▸ Job
In the listing that follows, how many lines contain the string "this"? Provide only the number.
Start Material
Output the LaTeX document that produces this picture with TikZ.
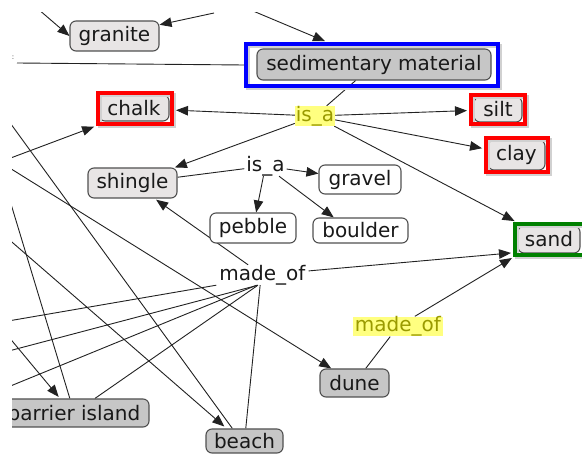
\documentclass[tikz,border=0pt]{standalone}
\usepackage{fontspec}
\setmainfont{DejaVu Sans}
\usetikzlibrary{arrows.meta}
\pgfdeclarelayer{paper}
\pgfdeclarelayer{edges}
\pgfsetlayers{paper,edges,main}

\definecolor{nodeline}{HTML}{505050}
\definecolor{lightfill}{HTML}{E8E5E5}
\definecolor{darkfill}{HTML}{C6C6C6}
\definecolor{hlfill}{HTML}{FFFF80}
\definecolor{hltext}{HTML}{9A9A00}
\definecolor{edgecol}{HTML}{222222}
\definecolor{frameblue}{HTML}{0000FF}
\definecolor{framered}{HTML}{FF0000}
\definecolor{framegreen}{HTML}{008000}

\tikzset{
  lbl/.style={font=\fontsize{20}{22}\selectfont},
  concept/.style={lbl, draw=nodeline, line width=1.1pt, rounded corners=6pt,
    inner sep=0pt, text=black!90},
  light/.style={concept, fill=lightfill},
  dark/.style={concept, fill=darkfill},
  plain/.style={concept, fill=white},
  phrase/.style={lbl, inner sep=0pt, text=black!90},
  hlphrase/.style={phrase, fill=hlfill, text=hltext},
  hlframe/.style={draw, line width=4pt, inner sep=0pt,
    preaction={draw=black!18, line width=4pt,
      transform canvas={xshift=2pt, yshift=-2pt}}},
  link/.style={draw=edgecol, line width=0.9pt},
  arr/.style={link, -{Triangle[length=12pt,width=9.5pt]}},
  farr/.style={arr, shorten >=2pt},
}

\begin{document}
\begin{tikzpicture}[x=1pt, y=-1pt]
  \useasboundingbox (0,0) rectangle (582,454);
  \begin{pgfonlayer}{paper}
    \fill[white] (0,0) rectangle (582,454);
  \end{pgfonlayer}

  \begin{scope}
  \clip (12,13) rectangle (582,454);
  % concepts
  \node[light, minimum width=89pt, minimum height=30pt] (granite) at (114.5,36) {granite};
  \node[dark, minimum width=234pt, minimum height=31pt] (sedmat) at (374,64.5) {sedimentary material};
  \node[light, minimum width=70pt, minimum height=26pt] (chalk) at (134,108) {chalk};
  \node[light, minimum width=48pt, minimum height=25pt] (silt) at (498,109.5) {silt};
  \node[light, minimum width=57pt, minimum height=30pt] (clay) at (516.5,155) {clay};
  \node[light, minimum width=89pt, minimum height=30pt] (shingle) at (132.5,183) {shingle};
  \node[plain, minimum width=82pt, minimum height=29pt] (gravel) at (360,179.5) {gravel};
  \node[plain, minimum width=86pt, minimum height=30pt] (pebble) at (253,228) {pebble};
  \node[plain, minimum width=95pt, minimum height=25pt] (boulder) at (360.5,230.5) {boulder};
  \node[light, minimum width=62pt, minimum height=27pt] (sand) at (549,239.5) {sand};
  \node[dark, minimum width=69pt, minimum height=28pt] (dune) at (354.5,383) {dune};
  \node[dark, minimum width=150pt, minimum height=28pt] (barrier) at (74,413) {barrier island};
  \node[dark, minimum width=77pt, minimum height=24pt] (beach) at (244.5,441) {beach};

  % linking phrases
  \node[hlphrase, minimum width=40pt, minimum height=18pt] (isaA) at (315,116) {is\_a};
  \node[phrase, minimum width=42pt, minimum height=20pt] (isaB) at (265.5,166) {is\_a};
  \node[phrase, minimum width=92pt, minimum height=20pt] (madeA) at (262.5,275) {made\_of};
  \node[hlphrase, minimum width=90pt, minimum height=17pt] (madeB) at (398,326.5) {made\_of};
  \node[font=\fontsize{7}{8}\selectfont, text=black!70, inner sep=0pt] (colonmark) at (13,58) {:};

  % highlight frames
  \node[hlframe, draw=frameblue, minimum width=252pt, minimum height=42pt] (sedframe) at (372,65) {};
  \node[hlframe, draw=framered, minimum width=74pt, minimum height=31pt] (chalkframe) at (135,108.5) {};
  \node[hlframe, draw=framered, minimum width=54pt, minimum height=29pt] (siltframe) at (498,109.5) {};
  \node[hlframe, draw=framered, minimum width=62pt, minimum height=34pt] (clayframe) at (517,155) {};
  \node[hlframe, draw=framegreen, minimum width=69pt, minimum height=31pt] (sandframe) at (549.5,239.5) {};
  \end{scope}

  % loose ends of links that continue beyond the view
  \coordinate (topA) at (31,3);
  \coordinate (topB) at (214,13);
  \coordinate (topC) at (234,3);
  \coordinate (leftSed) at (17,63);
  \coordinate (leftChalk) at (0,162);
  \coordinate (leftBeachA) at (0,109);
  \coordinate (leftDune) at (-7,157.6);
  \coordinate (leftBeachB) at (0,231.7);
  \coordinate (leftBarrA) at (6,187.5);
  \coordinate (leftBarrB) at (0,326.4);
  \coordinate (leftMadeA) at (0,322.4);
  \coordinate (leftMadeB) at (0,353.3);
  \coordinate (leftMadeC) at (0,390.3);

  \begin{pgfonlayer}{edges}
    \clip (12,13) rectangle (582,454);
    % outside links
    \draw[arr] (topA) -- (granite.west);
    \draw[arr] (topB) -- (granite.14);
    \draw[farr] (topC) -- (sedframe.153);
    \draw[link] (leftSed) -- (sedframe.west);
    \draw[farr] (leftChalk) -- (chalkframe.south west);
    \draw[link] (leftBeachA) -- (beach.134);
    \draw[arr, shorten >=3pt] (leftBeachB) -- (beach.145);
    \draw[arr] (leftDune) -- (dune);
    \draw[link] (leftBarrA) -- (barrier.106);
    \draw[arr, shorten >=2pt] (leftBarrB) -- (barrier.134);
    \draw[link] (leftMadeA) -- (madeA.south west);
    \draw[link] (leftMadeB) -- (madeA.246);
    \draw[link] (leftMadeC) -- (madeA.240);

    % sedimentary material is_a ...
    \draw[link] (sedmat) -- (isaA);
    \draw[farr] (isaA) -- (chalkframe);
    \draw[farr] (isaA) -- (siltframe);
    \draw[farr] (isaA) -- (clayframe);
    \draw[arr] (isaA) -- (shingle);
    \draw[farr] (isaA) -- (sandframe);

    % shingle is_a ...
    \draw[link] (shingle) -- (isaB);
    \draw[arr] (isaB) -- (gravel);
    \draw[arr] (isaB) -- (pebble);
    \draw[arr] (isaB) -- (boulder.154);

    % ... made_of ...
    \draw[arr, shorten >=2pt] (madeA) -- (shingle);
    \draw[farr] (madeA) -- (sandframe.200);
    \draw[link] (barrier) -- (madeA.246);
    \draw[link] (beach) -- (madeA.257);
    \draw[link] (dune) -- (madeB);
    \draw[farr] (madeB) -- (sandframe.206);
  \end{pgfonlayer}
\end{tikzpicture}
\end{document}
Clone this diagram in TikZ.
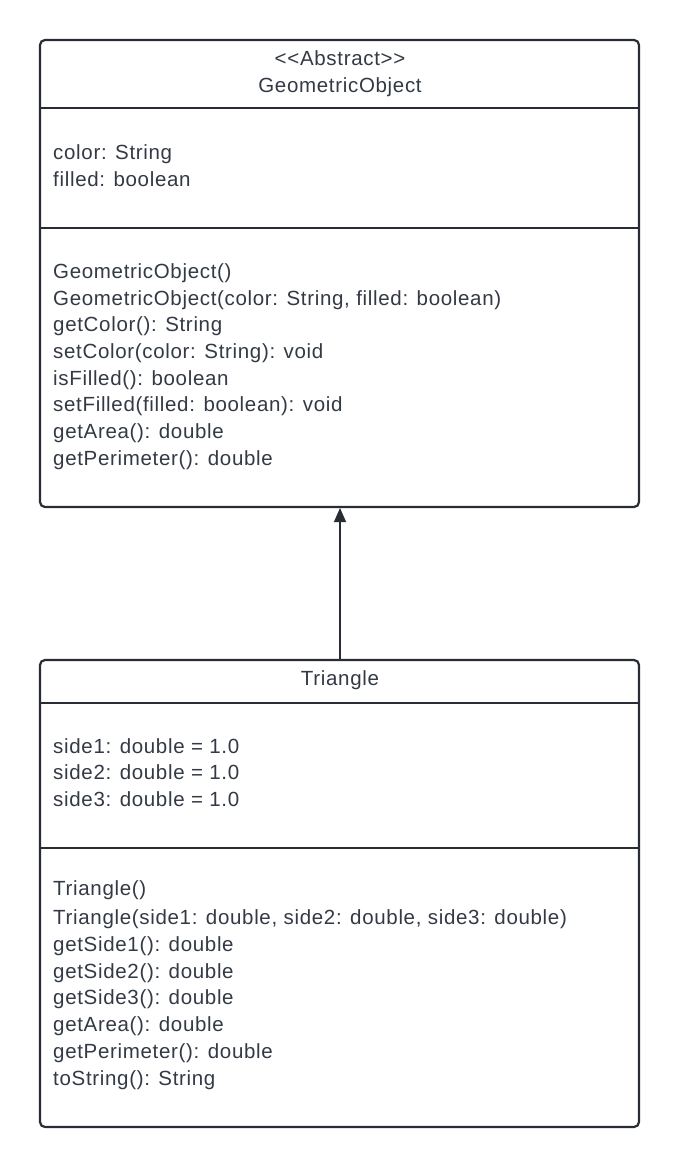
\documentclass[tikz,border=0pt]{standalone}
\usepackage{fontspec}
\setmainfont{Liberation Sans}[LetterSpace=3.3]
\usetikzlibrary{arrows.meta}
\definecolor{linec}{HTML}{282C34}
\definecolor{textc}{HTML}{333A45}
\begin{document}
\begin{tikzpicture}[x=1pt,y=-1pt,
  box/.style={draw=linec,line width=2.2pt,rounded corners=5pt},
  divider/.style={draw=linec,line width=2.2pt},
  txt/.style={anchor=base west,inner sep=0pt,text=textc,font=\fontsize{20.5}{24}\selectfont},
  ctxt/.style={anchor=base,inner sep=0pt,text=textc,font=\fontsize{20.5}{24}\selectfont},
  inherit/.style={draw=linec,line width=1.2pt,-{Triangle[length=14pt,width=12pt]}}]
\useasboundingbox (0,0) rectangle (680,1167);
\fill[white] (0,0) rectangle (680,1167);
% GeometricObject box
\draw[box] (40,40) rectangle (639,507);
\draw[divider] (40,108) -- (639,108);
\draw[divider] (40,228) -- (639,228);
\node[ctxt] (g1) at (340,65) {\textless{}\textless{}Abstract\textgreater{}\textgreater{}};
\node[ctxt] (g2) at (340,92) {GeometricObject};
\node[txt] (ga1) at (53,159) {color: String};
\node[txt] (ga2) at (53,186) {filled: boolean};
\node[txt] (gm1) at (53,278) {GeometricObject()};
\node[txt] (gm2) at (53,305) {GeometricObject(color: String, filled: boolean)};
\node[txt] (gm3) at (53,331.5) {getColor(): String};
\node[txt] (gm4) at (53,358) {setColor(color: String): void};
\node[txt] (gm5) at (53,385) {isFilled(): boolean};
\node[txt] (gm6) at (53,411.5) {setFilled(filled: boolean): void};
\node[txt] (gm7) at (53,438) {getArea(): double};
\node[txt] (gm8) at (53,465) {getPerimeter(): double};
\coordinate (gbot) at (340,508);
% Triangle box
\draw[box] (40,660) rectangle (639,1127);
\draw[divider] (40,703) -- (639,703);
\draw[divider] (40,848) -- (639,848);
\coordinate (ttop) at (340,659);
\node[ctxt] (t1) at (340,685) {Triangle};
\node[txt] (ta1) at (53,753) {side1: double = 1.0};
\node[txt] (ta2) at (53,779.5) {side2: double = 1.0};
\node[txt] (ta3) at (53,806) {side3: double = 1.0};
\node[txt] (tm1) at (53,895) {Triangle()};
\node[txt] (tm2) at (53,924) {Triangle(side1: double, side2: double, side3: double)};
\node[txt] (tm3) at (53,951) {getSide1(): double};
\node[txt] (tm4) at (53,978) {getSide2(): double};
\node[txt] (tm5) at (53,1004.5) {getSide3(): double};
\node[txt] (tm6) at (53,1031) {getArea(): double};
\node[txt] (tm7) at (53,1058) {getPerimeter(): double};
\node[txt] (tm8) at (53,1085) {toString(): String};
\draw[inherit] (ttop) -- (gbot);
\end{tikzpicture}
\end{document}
End Material
▸ Reply to the exercise
2